Bismarck, N.D. – North Dakota reports that nearly 100,000 bpd of oil is coming into their state from Canada, by truck, but folks in southeast Saskatchewan have been telling Pipeline Newsthey don’t know where that’s coming from.
So we reached out by email to Justin Kringstad, director of the North Dakota Pipeline Authority, which put out those numbers. He replied on July 20. The answer: it’s sour, heavy oil, coming in through North Portal/Portal.
“You are correct that the numbers make most folks do a double take. The data I use in my chart comes from US International Trade Commission online database,” he said.
“I wanted to try and double check the numbers and have found similar data through the US EIA. The charts below compare the ITC and EIA data for both imports and exports.

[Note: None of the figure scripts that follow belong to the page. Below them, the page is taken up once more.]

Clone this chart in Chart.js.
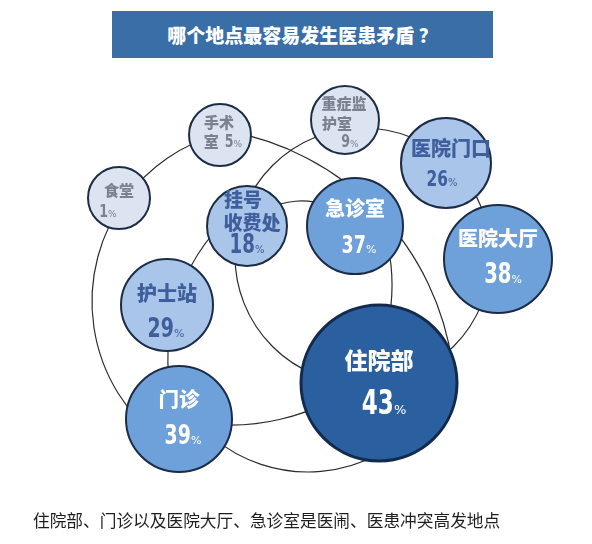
<!DOCTYPE html>
<html lang="zh">
<head>
<meta charset="utf-8">
<title>哪个地点最容易发生医患矛盾？</title>
<script src="https://cdn.jsdelivr.net/npm/chart.js@4.4.1/dist/chart.umd.min.js"></script>
<style>
  html, body { margin: 0; padding: 0; background: #fff; }
  #wrap { position: relative; width: 592px; height: 544px; overflow: hidden; }
  #chart { position: absolute; left: 0; top: 0; }
  .title {
    position: absolute; left: 112px; top: 11px; width: 381px; height: 47px;
    background: #396ea6; color: #fff; text-align: center;
    font: 900 19px "Noto Sans CJK SC", sans-serif; line-height: 47px;
  }
  .caption {
    position: absolute; left: 33px; top: 508px; white-space: nowrap;
    font: 16.7px "Noto Sans CJK SC", sans-serif; line-height: 24px; color: #1e1e1e;
  }
</style>
</head>
<body>
<div id="wrap">
  <canvas id="chart" width="592" height="544"></canvas>
  <div class="title">哪个地点最容易发生医患矛盾 ？</div>
  <div class="caption">住院部、门诊以及医院大厅、急诊室是医闹、医患冲突高发地点</div>
</div>
<script>
// 数据
const categories = ['住院部', '门诊', '医院大厅', '急诊室', '护士站', '医院门口', '挂号收费处', '重症监护室', '手术室', '食堂'];
const shares = [43, 39, 38, 37, 29, 26, 18, 9, 5, 1];

// 版式：气泡位置（坐标轴单位 = 像素）和半径
const bubbleXY = [[379, 383], [179, 419], [498, 259], [355, 226], [167, 305], [446, 163], [247, 226], [345, 120], [220, 135], [119, 198]];
const bubbleR = [78, 53, 54, 48, 46, 45, 40, 34, 31, 31];
const tone = [0, 1, 1, 1, 2, 2, 2, 3, 3, 3];
const fills = ['#2a5fa0', '#6ea0da', '#a9c5ea', '#dce4f2'];
const textColors = ['#ffffff', '#ffffff', '#3f5e9b', '#7b8190'];

// 标签排版
const nameLines = [['住院部'], ['门诊'], ['医院大厅'], ['急诊室'], ['护士站'], ['医院门口'], ['挂号', '收费处'], ['重症监', '护室'], ['手术', '室'], ['食堂']];
const valueLine = [1, 1, 1, 1, 1, 1, 2, 2, 1, 1];
const lineOff = [
  [[0, -23], [5, 19]],
  [[0, -20], [4, 15]],
  [[0, -20], [5, 14]],
  [[0, -17], [4, 18]],
  [[0, -11], [-1, 22]],
  [[5, -14], [-4, 15]],
  [[-4, -26], [5, -3], [0, 17]],
  [[-1, -17], [-8, 3], [5, 20]],
  [[-1, -13], [3, 5]],
  [[0, -8], [-11, 12]]
];
const nameSize = [23, 20.5, 20, 20, 20, 20, 19, 15, 15, 15];
const numSize = [33, 27, 28, 25, 27, 22, 26, 18, 18, 18];
const pctSize = [13, 11, 11, 11, 11, 10, 10, 9, 9, 9];

// 连接圆弧：圆心 x, y, 半径, 起始角, 结束角（度）
const rings = [
  [266, 301.5, 174, 126.5, 254.6],
  [180, 402, 275, -80, -8],
  [308, 323, 149, 40, 143.5],
  [231, 208, 217, 49.8, 103.8],
  [363, 256, 128, 0, 360],
  [362, 358, 194, 161.6, 229],
  [301, 271.8, 70.8, 220.3, 319.7],
  [200, 285, 192, -12, 12]
];

const rad = d => d * Math.PI / 180;

const ringPlugin = {
  id: 'rings',
  beforeDatasetsDraw(chart) {
    const { ctx, scales: { x, y } } = chart;
    ctx.save();
    ctx.strokeStyle = '#2b2b2b';
    ctx.lineWidth = 1.2;
    rings.forEach(([cx, cy, r, a0, a1]) => {
      const px = x.getPixelForValue(cx), py = y.getPixelForValue(cy);
      const pr = x.getPixelForValue(cx + r) - px;
      ctx.beginPath();
      ctx.arc(px, py, pr, rad(a0), rad(a1));
      ctx.stroke();
    });
    ctx.restore();
  }
};

const labelPlugin = {
  id: 'bubbleLabels',
  afterDatasetsDraw(chart) {
    const { ctx, scales: { x, y } } = chart;
    ctx.save();
    ctx.textBaseline = 'alphabetic';
    ctx.textAlign = 'left';
    categories.forEach((name, i) => {
      const cx = x.getPixelForValue(bubbleXY[i][0]);
      const cy = y.getPixelForValue(bubbleXY[i][1]);
      const lines = nameLines[i].map(t => [{ t, font: `900 ${nameSize[i]}px "Noto Sans CJK SC", sans-serif`, sx: 1, size: nameSize[i] }]);
      const valRuns = [
        { t: String(shares[i]), font: `bold ${numSize[i]}px "DejaVu Sans", sans-serif`, sx: 0.7, size: numSize[i] },
        { t: '%', font: `${pctSize[i]}px "DejaVu Sans", sans-serif`, sx: 1, size: 0 }
      ];
      if (valueLine[i] < lines.length) {
        lines[valueLine[i]].push({ gap: 6 }, ...valRuns);
      } else {
        lines.push(valRuns);
      }
      ctx.fillStyle = textColors[tone[i]];
      lines.forEach((runs, li) => {
        const [dx, dy] = lineOff[i][li];
        let w = 0, maxSize = 0;
        runs.forEach(r => {
          if (r.gap) { w += r.gap; return; }
          ctx.font = r.font;
          r.w = ctx.measureText(r.t).width * r.sx;
          w += r.w;
          maxSize = Math.max(maxSize, r.size);
        });
        let px = cx + dx - w / 2;
        const base = cy + dy + 0.37 * maxSize;
        runs.forEach(r => {
          if (r.gap) { px += r.gap; return; }
          ctx.font = r.font;
          ctx.save();
          ctx.translate(px, base);
          ctx.scale(r.sx, 1);
          ctx.fillText(r.t, 0, 0);
          ctx.restore();
          px += r.w;
        });
      });
    });
    ctx.restore();
  }
};

const ctx = document.getElementById('chart').getContext('2d');
new Chart(ctx, {
  type: 'bubble',
  data: {
    datasets: [{
      label: '医患矛盾发生地点',
      data: categories.map((c, i) => ({ x: bubbleXY[i][0], y: bubbleXY[i][1], r: bubbleR[i] })),
      backgroundColor: tone.map(t => fills[t]),
      borderColor: tone.map(t => (t === 0 ? '#142a4d' : '#1d2c45')),
      borderWidth: tone.map(t => (t === 0 ? 3 : 2))
    }]
  },
  options: {
    responsive: false,
    animation: false,
    events: [],
    layout: { padding: 0, autoPadding: false },
    clip: false,
    scales: {
      x: { type: 'linear', min: 0, max: 592, display: false },
      y: { type: 'linear', min: 0, max: 544, reverse: true, display: false }
    },
    plugins: {
      legend: { display: false },
      tooltip: { enabled: false }
    }
  },
  plugins: [ringPlugin, labelPlugin]
});
</script>
</body>
</html>
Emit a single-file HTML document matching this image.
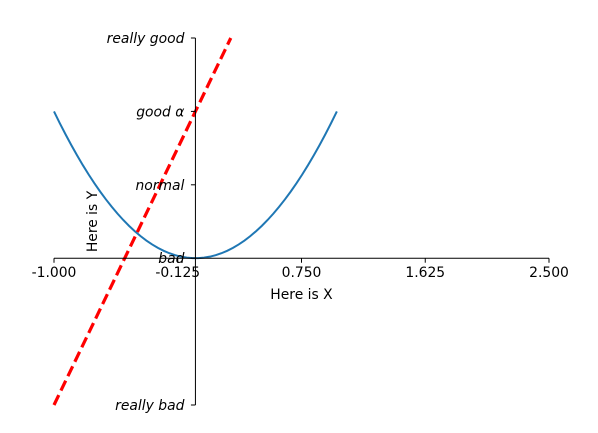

“The top (imports) chart shows very close relationship between the US ITC and US EIA data for imports into ND. This is encouraging and helps add some confidence in the numbers.
“The second chart (exports) compares the EIA PADD 2 (all of the Midwest) exports to Canada. You can see that the total EIA Midwest exports trend with the ITC ND data. (The difference in the EIA and ND ITC would be all other PADD areas). This correlation, again, adds confidence to the export numbers from North Dakota.”
Kringstad added, “I do not have any North Dakota facility/terminal details on where the imported crude from Canada is delivered, but I have been able to deduce the following as I have explored the topic:
-The majority of the imports come through the Portal, N.D., area.
-The majority of the crude being imported to ND is a heavier barrel approximately 20API gravity
-The majority of the crude being imported to ND is a sour barrel approximately 3 per cent sulfur.”
Kringstad concluded, “While I cannot confirm with absolute certainty, I would speculate that most the heavier, sour, barrels are being blended with light sweet ND barrels and most are being marketed by rail and lesser amounts by pipeline.”